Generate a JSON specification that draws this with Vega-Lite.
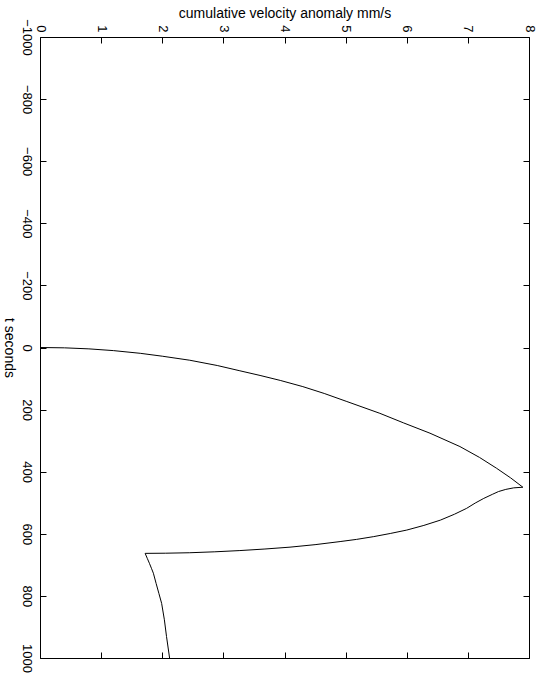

^^^^^^^^

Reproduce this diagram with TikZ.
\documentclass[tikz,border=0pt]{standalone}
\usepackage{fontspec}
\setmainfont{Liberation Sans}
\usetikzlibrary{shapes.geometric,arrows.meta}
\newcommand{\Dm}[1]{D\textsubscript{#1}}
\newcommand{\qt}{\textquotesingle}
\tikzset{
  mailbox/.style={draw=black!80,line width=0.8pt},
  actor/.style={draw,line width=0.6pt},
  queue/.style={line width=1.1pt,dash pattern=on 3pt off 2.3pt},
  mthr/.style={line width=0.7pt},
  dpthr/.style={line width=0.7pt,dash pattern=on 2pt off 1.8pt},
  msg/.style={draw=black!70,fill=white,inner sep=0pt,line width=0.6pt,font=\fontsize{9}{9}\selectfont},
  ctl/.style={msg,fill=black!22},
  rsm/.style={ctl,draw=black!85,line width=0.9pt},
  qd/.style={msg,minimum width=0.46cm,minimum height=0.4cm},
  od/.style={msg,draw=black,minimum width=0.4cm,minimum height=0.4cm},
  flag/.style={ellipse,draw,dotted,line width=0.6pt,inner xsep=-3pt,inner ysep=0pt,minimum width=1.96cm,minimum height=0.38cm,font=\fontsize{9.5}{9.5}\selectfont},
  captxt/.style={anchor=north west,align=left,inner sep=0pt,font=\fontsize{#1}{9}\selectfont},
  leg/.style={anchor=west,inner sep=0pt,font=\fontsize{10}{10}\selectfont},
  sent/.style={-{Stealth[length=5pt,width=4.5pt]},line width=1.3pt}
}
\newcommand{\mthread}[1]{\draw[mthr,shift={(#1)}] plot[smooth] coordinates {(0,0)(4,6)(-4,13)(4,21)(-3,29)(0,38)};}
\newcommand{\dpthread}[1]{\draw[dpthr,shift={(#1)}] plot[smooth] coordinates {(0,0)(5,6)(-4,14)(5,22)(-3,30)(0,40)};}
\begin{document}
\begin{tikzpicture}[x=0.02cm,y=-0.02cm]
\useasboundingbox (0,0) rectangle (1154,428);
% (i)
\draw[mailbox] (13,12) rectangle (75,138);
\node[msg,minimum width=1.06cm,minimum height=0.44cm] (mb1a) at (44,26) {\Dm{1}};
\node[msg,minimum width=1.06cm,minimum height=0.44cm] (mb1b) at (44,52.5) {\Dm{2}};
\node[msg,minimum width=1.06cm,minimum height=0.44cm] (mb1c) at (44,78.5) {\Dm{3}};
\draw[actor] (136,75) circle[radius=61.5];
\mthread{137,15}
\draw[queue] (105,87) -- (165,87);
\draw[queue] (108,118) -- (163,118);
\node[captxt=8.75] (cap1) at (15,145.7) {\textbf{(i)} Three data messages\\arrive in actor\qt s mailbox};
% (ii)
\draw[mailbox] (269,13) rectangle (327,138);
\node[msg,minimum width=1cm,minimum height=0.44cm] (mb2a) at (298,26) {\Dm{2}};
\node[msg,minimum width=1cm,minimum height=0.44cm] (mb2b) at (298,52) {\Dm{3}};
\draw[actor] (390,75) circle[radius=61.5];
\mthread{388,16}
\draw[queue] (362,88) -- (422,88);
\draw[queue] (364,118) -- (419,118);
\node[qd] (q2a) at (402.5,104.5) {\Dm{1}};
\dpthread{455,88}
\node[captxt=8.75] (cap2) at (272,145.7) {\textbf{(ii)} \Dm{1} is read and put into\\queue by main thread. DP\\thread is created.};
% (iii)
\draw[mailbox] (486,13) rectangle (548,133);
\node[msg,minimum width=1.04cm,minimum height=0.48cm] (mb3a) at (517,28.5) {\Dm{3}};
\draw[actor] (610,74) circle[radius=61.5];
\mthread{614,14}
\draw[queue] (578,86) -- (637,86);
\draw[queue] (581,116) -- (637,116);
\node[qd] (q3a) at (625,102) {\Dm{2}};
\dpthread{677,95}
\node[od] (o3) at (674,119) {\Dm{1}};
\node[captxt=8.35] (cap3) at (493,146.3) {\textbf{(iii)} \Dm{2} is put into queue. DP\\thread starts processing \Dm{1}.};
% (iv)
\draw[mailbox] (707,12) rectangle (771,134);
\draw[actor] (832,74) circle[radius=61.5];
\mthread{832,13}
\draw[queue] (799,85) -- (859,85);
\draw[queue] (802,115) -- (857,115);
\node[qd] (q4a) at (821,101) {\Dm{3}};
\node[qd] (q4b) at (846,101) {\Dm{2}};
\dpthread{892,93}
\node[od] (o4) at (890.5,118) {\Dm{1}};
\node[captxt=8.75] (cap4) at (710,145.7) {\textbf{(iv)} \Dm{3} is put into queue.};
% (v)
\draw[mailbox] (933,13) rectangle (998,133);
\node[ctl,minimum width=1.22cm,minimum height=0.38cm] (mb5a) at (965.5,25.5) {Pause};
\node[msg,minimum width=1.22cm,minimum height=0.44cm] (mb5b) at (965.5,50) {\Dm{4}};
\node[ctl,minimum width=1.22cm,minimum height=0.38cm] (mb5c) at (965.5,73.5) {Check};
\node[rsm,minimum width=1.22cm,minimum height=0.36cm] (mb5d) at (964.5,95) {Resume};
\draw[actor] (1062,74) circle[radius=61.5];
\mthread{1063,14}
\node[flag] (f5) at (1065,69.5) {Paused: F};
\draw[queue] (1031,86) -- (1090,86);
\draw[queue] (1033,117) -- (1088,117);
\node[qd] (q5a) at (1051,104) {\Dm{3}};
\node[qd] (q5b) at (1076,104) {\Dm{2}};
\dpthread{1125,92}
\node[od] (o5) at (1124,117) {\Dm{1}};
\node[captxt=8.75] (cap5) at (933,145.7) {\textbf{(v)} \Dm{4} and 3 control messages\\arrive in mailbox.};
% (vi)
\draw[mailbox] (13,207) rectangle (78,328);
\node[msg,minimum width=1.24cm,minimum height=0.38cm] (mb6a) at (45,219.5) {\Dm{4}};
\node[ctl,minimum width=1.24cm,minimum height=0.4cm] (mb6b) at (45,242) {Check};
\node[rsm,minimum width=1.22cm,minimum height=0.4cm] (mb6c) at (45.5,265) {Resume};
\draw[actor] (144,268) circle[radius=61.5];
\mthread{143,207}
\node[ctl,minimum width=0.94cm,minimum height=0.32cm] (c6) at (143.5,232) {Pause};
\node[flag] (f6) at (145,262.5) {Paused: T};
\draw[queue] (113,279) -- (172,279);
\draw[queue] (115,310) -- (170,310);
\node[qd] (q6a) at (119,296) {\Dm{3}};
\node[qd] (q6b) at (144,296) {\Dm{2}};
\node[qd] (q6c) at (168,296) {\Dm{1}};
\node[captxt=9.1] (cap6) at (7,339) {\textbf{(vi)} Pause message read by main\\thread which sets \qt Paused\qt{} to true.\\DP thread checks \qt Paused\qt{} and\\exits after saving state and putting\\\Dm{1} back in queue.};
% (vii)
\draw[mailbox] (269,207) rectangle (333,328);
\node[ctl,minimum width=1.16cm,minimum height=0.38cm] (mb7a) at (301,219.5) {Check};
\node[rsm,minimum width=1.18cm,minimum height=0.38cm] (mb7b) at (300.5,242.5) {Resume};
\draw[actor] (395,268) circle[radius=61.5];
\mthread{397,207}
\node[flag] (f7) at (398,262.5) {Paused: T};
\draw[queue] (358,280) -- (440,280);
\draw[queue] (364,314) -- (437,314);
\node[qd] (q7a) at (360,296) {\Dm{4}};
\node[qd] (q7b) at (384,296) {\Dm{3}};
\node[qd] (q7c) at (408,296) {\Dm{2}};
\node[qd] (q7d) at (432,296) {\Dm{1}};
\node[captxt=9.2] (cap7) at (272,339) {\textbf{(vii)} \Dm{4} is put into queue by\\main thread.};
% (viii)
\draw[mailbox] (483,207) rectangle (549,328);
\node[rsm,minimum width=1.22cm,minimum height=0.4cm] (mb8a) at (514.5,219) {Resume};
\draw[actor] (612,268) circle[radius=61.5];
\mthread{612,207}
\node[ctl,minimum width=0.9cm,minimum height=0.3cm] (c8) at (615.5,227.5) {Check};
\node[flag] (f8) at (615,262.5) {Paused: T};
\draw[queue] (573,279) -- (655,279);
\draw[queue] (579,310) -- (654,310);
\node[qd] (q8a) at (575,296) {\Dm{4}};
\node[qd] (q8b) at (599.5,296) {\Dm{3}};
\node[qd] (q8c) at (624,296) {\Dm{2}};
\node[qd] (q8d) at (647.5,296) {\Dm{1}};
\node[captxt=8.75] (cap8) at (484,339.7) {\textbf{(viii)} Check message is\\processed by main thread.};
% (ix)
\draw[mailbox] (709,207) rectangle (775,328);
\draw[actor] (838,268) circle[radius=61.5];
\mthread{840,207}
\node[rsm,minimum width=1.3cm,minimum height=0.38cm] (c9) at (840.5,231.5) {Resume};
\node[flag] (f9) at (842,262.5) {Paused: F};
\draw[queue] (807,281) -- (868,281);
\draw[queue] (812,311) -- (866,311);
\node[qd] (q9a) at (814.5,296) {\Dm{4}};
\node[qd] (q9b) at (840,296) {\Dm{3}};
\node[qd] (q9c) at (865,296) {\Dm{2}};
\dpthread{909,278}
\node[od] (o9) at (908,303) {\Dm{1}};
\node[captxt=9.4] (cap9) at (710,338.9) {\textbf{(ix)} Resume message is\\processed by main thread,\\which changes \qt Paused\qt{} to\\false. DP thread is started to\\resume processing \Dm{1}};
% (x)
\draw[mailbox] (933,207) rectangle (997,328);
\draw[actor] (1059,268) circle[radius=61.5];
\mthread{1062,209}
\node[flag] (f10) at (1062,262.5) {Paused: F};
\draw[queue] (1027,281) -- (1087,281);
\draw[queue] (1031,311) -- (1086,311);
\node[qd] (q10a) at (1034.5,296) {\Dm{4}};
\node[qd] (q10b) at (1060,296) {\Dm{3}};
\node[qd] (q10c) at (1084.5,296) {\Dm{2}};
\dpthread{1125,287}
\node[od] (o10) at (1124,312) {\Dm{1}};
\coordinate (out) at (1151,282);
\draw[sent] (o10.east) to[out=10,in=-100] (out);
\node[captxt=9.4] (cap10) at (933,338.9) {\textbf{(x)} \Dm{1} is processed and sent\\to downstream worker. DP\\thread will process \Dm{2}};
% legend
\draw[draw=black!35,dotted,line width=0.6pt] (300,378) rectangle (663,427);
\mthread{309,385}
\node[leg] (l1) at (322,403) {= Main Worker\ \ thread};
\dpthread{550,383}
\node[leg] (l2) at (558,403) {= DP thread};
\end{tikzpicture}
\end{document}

^^^^^^^^

- Task directions -
From the data above, gather every line that includes the word "with".

- Output for this exercise -
Generate a JSON specification that draws this with Vega-Lite.
Reproduce this diagram with TikZ.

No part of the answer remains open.